Otto anni dopo lo hai rincontrato ne In nome del popolo sovrano.
Quello è un film a cui sono molto legato. Oltre ad essere uno dei più bei lavori di Luigi Magni, è un’avventura piacevole da ricordare per via del cast stellare, da Sordi a Nino Manfredi. C’era un grande budget a disposizione per l’ambientazione nella Roma del 1848, ricostruita a Cinecittà, dove sono stati fatti anche tutti gli esterni delle battaglie. C’erano anche altre location tra cui un palazzo sul Lungotevere e la cittadina di Comacchio, in provincia di Ferrara, dove però abbiamo girato la scena dell’arresto di Livraghi da parte degli austriaci.

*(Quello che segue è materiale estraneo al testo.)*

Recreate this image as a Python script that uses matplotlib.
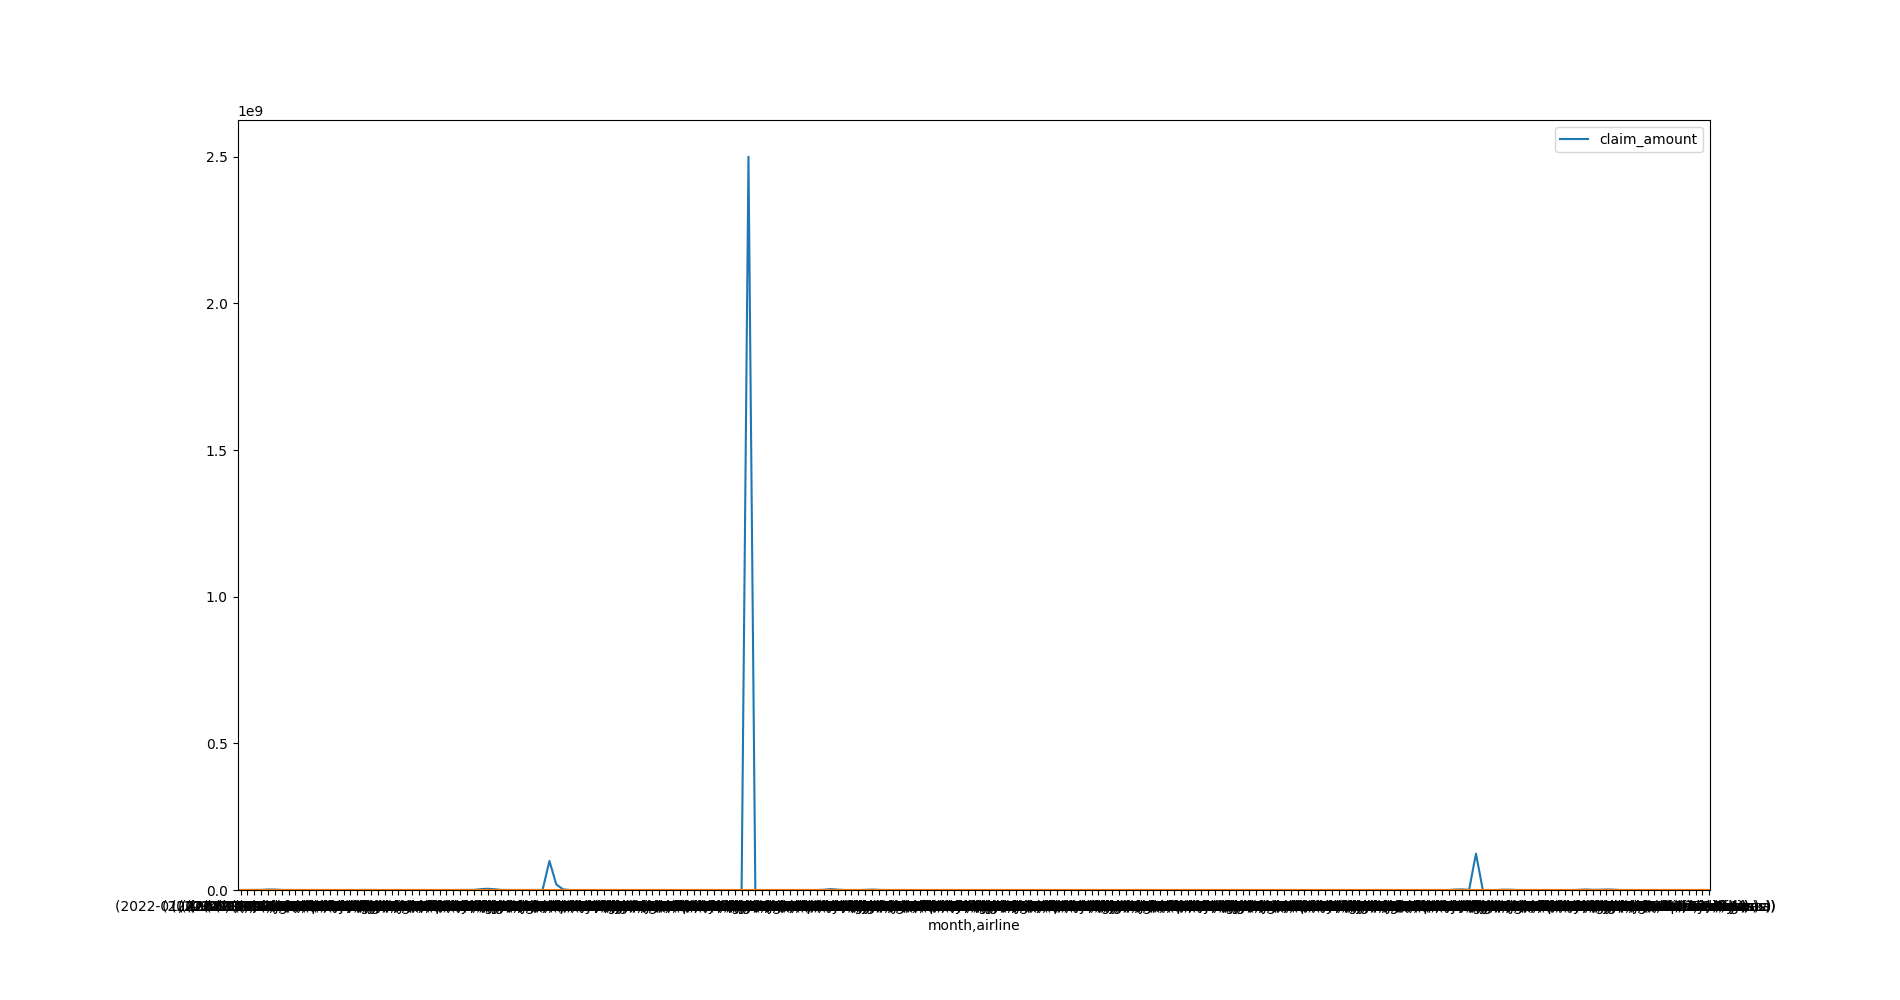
import numpy as np
import matplotlib
matplotlib.use('Agg')
import matplotlib.pyplot as plt

# group keys of the (month, airline) index
months = ['2022-01', '2022-02', '2022-03', '2022-04', '2022-05', '2022-06',
          '2022-07', '2022-08', '2022-09', '2022-10', '2022-11', '2022-12']
month_counts = [18, 18, 18, 18, 18, 18, 18, 18, 18, 18, 18, 17]
airlines = ['Aerolineas Argentinas SA', 'Air Canada', 'Air France', 'American Airlines',
            'British Airways', 'Delta Air Lines', 'Frontier Airlines', 'Hawaiian Airlines',
            'JetBlue Airways', 'Qatar Airways', 'Southwest Airlines', 'Spirit Airlines',
            'United Airlines', 'Emirates', 'KLM', 'Lufthansa',
            'Pegasus', 'Virgin Atlantic']

claim_amount = [
    50000, 120000, 0, 400000, 1600000, 1500000, 300000, 0, 45000, 0, 120000, 0, 60000, 0, 0,
    80000, 0, 0, 250000, 0, 35000, 0, 0, 150000, 0, 0, 90000, 0, 0, 20000,
    0, 0, 110000, 0, 500000, 2800000, 4200000, 2600000, 300000, 0, 0, 75000, 0, 0, 200000,
    99000000, 19000000, 2000000, 0, 0, 60000, 0, 0, 140000, 0, 0, 30000, 0, 0, 0,
    0, 85000, 0, 0, 0, 210000, 0, 0, 0, 40000, 0, 0, 0, 0, 2500000000,
    0, 0, 120000, 0, 0, 0, 55000, 0, 0, 0, 900000, 3100000, 1200000, 0, 0,
    0, 400000, 1400000, 500000, 0, 0, 70000, 0, 0, 0, 0, 160000, 0, 0, 0,
    0, 0, 0, 95000, 0, 0, 0, 0, 0, 220000, 0, 0, 0, 0, 0,
    40000, 0, 0, 0, 0, 0, 130000, 0, 0, 0, 0, 0, 0, 65000, 0,
    0, 0, 0, 0, 180000, 0, 0, 0, 0, 0, 25000, 0, 0, 0, 0,
    0, 110000, 0, 0, 0, 0, 0, 0, 75000, 0, 0, 0, 0, 0, 300000,
    0, 0, 0, 50000, 0, 0, 0, 0, 0, 0, 140000, 0, 1500000, 2000000, 400000,
    124000000, 0, 0, 0, 1200000, 900000, 0, 0, 0, 0, 85000, 0, 0, 0, 0,
    600000, 1800000, 700000, 900000, 1700000, 1300000, 0, 0, 45000, 0, 0, 0, 120000, 0, 0,
    0, 0, 35000, 0, 0,
]

labels = []
for month, count in zip(months, month_counts):
    for airline in airlines[:count]:
        labels.append('({}, {})'.format(month, airline))

x = np.arange(len(claim_amount))

fig, ax = plt.subplots(figsize=(19, 10), dpi=100)
ax.plot(x, claim_amount, label='claim_amount')
ax.axhline(0, color='C1')
ax.set_xlim(-0.45, len(x) - 1 + 0.1)
ax.set_xticks(x)
ax.set_xticklabels(labels)
ax.set_xlabel('month,airline')
ax.set_ylim(bottom=0)
ax.legend(loc='upper right')

fig.savefig('out.png')
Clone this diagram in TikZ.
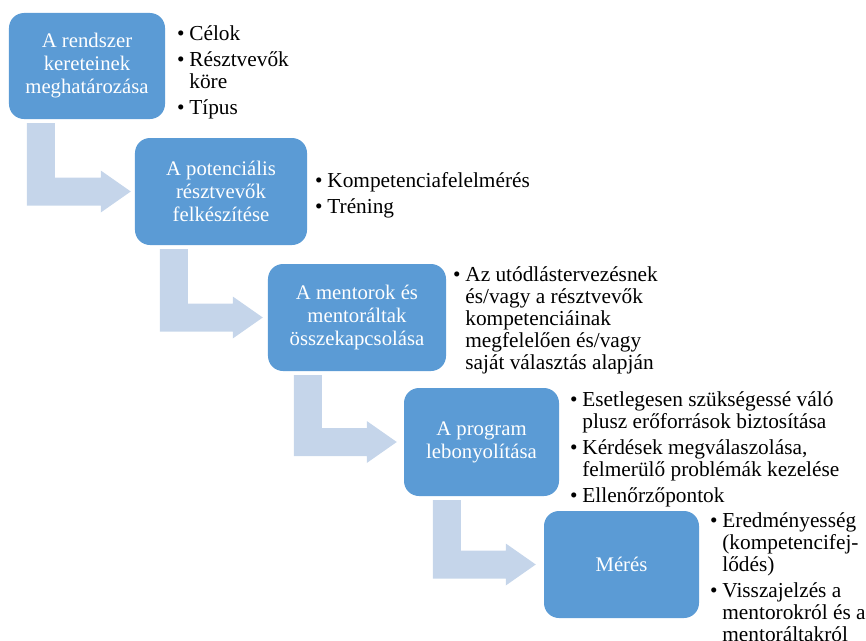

Che rapporto c’era tra Sordi e Magni?
Ottimo. Aveva già lavorato con lui nel film Nell’anno del signore (1969), di fatto, tra loro, c’era una grande amicizia e stima reciproca. Con Magni, grande conoscitore di Roma, si raccontavano in continuazione aneddoti divertentissimi, anche sul loro vissuto professionale, ridendo come matti.
Quindi, a differenza dell’altro film, con Magni Sordi è stato più diligente?
Sordi, lo sappiamo, è stato un istrione, uno che interpretava la scena sempre attraverso la sua grande personalità, ma Magni, da grande regista sapeva come mettere a frutto questa sua caratteristica a favore del film.
Anche in questo caso sulla recitazione lavorava molto da sé?
Come nei suoi film da regista faceva qualche prova prima delle riprese, veniva molto preparato. Ovvio che Magni non poteva dargli direttive di recitazione oltre un certo punto, era Sordi! Nel film ha un bel monologo sul terrazzo in cui parla di Roma. Questo tipo di scene le preparava appunto per conto suo, per poi proporle al regista. Essendo un film in costume ovviamente doveva stare un po’ di più al trucco, anche per nascondere un po’ di segni dell’età sul volto. Le scene in cui appariva non erano molte, le abbiamo girate tutte nell’arco di una settimana. Nonostante i suoi settant’anni era ancora molto sicuro di sé, mentre Manfredi purtroppo aveva qualche problema di memoria, oltre che di sordità.
Sordi e Manfredi si parlavano durante le riprese?
No. Non si sono proprio incontrati sul set, anche perché non avevano nessuna scena assieme, ed è stato un peccato non poterli vedere in quell’occasione.